**Exercise objective**
Please output every line of the material as it stands, without the pictures.

Start

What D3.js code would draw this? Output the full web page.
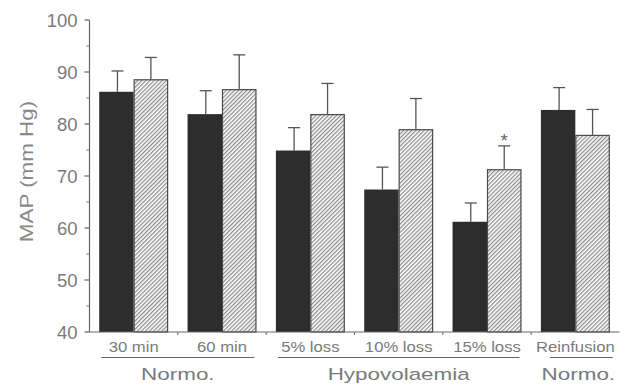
<!DOCTYPE html>
<html><head><meta charset="utf-8">
<script src="https://cdn.jsdelivr.net/npm/d3@7"></script>
<style>
html,body{margin:0;padding:0;background:#fff;}
svg{display:block;}
text{font-family:"Liberation Sans",Arial,Helvetica,sans-serif;}
</style></head>
<body>
<svg id="chart" width="628" height="387"></svg>
<script>
// ---- data ----
const categories = ["30 min","60 min","5% loss","10% loss","15% loss","Reinfusion"];
const solidMeans = [86.2, 81.9, 74.9, 67.4, 61.2, 82.7];
const solidErr   = [4.0, 4.5, 4.4, 4.3, 3.6, 4.3];
const hatchMeans = [88.6, 86.7, 81.9, 79.0, 71.3, 77.9];
const hatchErr   = [4.2, 6.6, 5.9, 5.9, 4.5, 4.9];
const yTicks = [40, 50, 60, 70, 80, 90, 100];
const yMinorTicks = [45, 55, 65, 75, 85, 95];
const groups = [
  {label:"Normo.", from:0, to:1},
  {label:"Hypovolaemia", from:2, to:4},
  {label:"Normo.", from:5, to:5}
];
const significant = [false, false, false, false, true, false];
const yLabel = "MAP (mm Hg)";

// ---- layout ----
const svg = d3.select("#chart");
const mLeft = 89.5, mRight = 619.5, mTop = 20, mBottom = 332;
const x = d3.scaleBand().domain(categories).range([mLeft, mRight]).paddingInner(0.22).paddingOuter(0.11);
const bw = x.bandwidth()/2;
const y = d3.scaleLinear().domain([40, 100]).range([mBottom, mTop]);
const axisCol = "#666", textCol = "#7a7a7a";

// hatch pattern
const defs = svg.append("defs");
const pat = defs.append("pattern").attr("id","hatch").attr("patternUnits","userSpaceOnUse")
  .attr("width", 2.9).attr("height", 10).attr("patternTransform","rotate(45)");
pat.append("rect").attr("width",2.9).attr("height",10).attr("fill","#fff");
pat.append("line").attr("x1",0.7).attr("x2",0.7).attr("y1",0).attr("y2",10)
  .attr("stroke","#5a5a5a").attr("stroke-width",0.9);

// bars
const g = svg.append("g");
categories.forEach((c,i)=>{
  const x0 = x(c);
  g.append("rect").attr("x", x0).attr("y", y(solidMeans[i]))
    .attr("width", bw).attr("height", y(40)-y(solidMeans[i]))
    .attr("fill","#2d2d2d");
  g.append("rect").attr("x", x0+bw+0.5).attr("y", y(hatchMeans[i])+0.5)
    .attr("width", bw-1).attr("height", y(40)-y(hatchMeans[i])-0.5)
    .attr("fill","url(#hatch)").attr("stroke","#4a4a4a").attr("stroke-width",1.2);
});

// error bars
function errBar(cx, m, e){
  g.append("line").attr("x1",cx).attr("x2",cx).attr("y1",y(m)).attr("y2",y(m+e))
    .attr("stroke","#555").attr("stroke-width",1.3);
  g.append("line").attr("x1",cx-6).attr("x2",cx+6).attr("y1",y(m+e)).attr("y2",y(m+e))
    .attr("stroke","#555").attr("stroke-width",1.3);
}
categories.forEach((c,i)=>{
  errBar(x(c)+bw/2+1, solidMeans[i], solidErr[i]);
  errBar(x(c)+bw*1.5, hatchMeans[i], hatchErr[i]);
  if (significant[i]) {
    g.append("text").attr("x", x(c)+bw*1.5).attr("y", y(hatchMeans[i]+hatchErr[i]) + 1)
      .attr("text-anchor","middle").attr("font-size",19).attr("fill","#666").text("*");
  }
});

// y axis
const yAxis = svg.append("g");
yAxis.append("line").attr("x1",mLeft).attr("x2",mLeft).attr("y1",y(100)).attr("y2",y(40))
  .attr("stroke",axisCol).attr("stroke-width",1.2);
yTicks.forEach(t=>{
  yAxis.append("line").attr("x1",mLeft-5).attr("x2",mLeft).attr("y1",y(t)).attr("y2",y(t))
    .attr("stroke",axisCol).attr("stroke-width",1.2);
  yAxis.append("text").attr("x",77.5).attr("y",y(t)+6.5).attr("text-anchor","end")
    .attr("font-size",18.5).attr("fill",textCol).text(t);
});
yMinorTicks.forEach(t=>{
  yAxis.append("line").attr("x1",mLeft-3).attr("x2",mLeft).attr("y1",y(t)).attr("y2",y(t))
    .attr("stroke",axisCol).attr("stroke-width",1);
});
svg.append("text").attr("transform","translate(33,171.5) rotate(-90) scale(1.28,1)")
  .attr("text-anchor","middle").attr("font-size",17.5).attr("fill","#888").text(yLabel);

// x axis
const xAxis = svg.append("g");
xAxis.append("line").attr("x1",mLeft).attr("x2",mRight).attr("y1",mBottom).attr("y2",mBottom)
  .attr("stroke",axisCol).attr("stroke-width",1.2);
const step = x.step();
categories.forEach((c,i)=>{
  if (i>0) {
    const bx = x(c) - x.paddingOuter()*step;
    xAxis.append("line").attr("x1",bx).attr("x2",bx).attr("y1",mBottom).attr("y2",mBottom+3)
      .attr("stroke",axisCol).attr("stroke-width",1);
  }
  const cx = x(c)+x.bandwidth()/2;
  xAxis.append("text").attr("transform",`translate(${cx},351.5) scale(1.15,1)`)
    .attr("text-anchor","middle").attr("font-size",14.5).attr("fill",textCol).text(c);
});

// group labels
groups.forEach(gr=>{
  const single = gr.from === gr.to;
  const x0 = x(categories[gr.from]) + (single ? 9 : 2);
  const x1 = x(categories[gr.to]) + x.bandwidth() + (single ? 3 : -2);
  svg.append("line").attr("x1",x0).attr("x2",x1).attr("y1",357.5).attr("y2",357.5)
    .attr("stroke","#666").attr("stroke-width",1.2);
  const cx = (x(categories[gr.from]) + x(categories[gr.to]) + x.bandwidth())/2;
  svg.append("text").attr("transform",`translate(${cx + (single?3:0)},380) scale(1.32,1)`)
    .attr("text-anchor","middle").attr("font-size",17).attr("fill",textCol).text(gr.label);
});
</script>
</body></html>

End

**Expected answer**
What D3.js code would draw this? Output the full web page.
<!DOCTYPE html>
<html><head><meta charset="utf-8">
<script src="https://cdn.jsdelivr.net/npm/d3@7"></script>
<style>
html,body{margin:0;padding:0;background:#fff;}
svg{display:block;}
text{font-family:"Liberation Sans",Arial,Helvetica,sans-serif;}
</style></head>
<body>
<svg id="chart" width="628" height="387"></svg>
<script>
// ---- data ----
const categories = ["30 min","60 min","5% loss","10% loss","15% loss","Reinfusion"];
const solidMeans = [86.2, 81.9, 74.9, 67.4, 61.2, 82.7];
const solidErr   = [4.0, 4.5, 4.4, 4.3, 3.6, 4.3];
const hatchMeans = [88.6, 86.7, 81.9, 79.0, 71.3, 77.9];
const hatchErr   = [4.2, 6.6, 5.9, 5.9, 4.5, 4.9];
const yTicks = [40, 50, 60, 70, 80, 90, 100];
const yMinorTicks = [45, 55, 65, 75, 85, 95];
const groups = [
  {label:"Normo.", from:0, to:1},
  {label:"Hypovolaemia", from:2, to:4},
  {label:"Normo.", from:5, to:5}
];
const significant = [false, false, false, false, true, false];
const yLabel = "MAP (mm Hg)";

// ---- layout ----
const svg = d3.select("#chart");
const mLeft = 89.5, mRight = 619.5, mTop = 20, mBottom = 332;
const x = d3.scaleBand().domain(categories).range([mLeft, mRight]).paddingInner(0.22).paddingOuter(0.11);
const bw = x.bandwidth()/2;
const y = d3.scaleLinear().domain([40, 100]).range([mBottom, mTop]);
const axisCol = "#666", textCol = "#7a7a7a";

// hatch pattern
const defs = svg.append("defs");
const pat = defs.append("pattern").attr("id","hatch").attr("patternUnits","userSpaceOnUse")
  .attr("width", 2.9).attr("height", 10).attr("patternTransform","rotate(45)");
pat.append("rect").attr("width",2.9).attr("height",10).attr("fill","#fff");
pat.append("line").attr("x1",0.7).attr("x2",0.7).attr("y1",0).attr("y2",10)
  .attr("stroke","#5a5a5a").attr("stroke-width",0.9);

// bars
const g = svg.append("g");
categories.forEach((c,i)=>{
  const x0 = x(c);
  g.append("rect").attr("x", x0).attr("y", y(solidMeans[i]))
    .attr("width", bw).attr("height", y(40)-y(solidMeans[i]))
    .attr("fill","#2d2d2d");
  g.append("rect").attr("x", x0+bw+0.5).attr("y", y(hatchMeans[i])+0.5)
    .attr("width", bw-1).attr("height", y(40)-y(hatchMeans[i])-0.5)
    .attr("fill","url(#hatch)").attr("stroke","#4a4a4a").attr("stroke-width",1.2);
});

// error bars
function errBar(cx, m, e){
  g.append("line").attr("x1",cx).attr("x2",cx).attr("y1",y(m)).attr("y2",y(m+e))
    .attr("stroke","#555").attr("stroke-width",1.3);
  g.append("line").attr("x1",cx-6).attr("x2",cx+6).attr("y1",y(m+e)).attr("y2",y(m+e))
    .attr("stroke","#555").attr("stroke-width",1.3);
}
categories.forEach((c,i)=>{
  errBar(x(c)+bw/2+1, solidMeans[i], solidErr[i]);
  errBar(x(c)+bw*1.5, hatchMeans[i], hatchErr[i]);
  if (significant[i]) {
    g.append("text").attr("x", x(c)+bw*1.5).attr("y", y(hatchMeans[i]+hatchErr[i]) + 1)
      .attr("text-anchor","middle").attr("font-size",19).attr("fill","#666").text("*");
  }
});

// y axis
const yAxis = svg.append("g");
yAxis.append("line").attr("x1",mLeft).attr("x2",mLeft).attr("y1",y(100)).attr("y2",y(40))
  .attr("stroke",axisCol).attr("stroke-width",1.2);
yTicks.forEach(t=>{
  yAxis.append("line").attr("x1",mLeft-5).attr("x2",mLeft).attr("y1",y(t)).attr("y2",y(t))
    .attr("stroke",axisCol).attr("stroke-width",1.2);
  yAxis.append("text").attr("x",77.5).attr("y",y(t)+6.5).attr("text-anchor","end")
    .attr("font-size",18.5).attr("fill",textCol).text(t);
});
yMinorTicks.forEach(t=>{
  yAxis.append("line").attr("x1",mLeft-3).attr("x2",mLeft).attr("y1",y(t)).attr("y2",y(t))
    .attr("stroke",axisCol).attr("stroke-width",1);
});
svg.append("text").attr("transform","translate(33,171.5) rotate(-90) scale(1.28,1)")
  .attr("text-anchor","middle").attr("font-size",17.5).attr("fill","#888").text(yLabel);

// x axis
const xAxis = svg.append("g");
xAxis.append("line").attr("x1",mLeft).attr("x2",mRight).attr("y1",mBottom).attr("y2",mBottom)
  .attr("stroke",axisCol).attr("stroke-width",1.2);
const step = x.step();
categories.forEach((c,i)=>{
  if (i>0) {
    const bx = x(c) - x.paddingOuter()*step;
    xAxis.append("line").attr("x1",bx).attr("x2",bx).attr("y1",mBottom).attr("y2",mBottom+3)
      .attr("stroke",axisCol).attr("stroke-width",1);
  }
  const cx = x(c)+x.bandwidth()/2;
  xAxis.append("text").attr("transform",`translate(${cx},351.5) scale(1.15,1)`)
    .attr("text-anchor","middle").attr("font-size",14.5).attr("fill",textCol).text(c);
});

// group labels
groups.forEach(gr=>{
  const single = gr.from === gr.to;
  const x0 = x(categories[gr.from]) + (single ? 9 : 2);
  const x1 = x(categories[gr.to]) + x.bandwidth() + (single ? 3 : -2);
  svg.append("line").attr("x1",x0).attr("x2",x1).attr("y1",357.5).attr("y2",357.5)
    .attr("stroke","#666").attr("stroke-width",1.2);
  const cx = (x(categories[gr.from]) + x(categories[gr.to]) + x.bandwidth())/2;
  svg.append("text").attr("transform",`translate(${cx + (single?3:0)},380) scale(1.32,1)`)
    .attr("text-anchor","middle").attr("font-size",17).attr("fill",textCol).text(gr.label);
});
</script>
</body></html>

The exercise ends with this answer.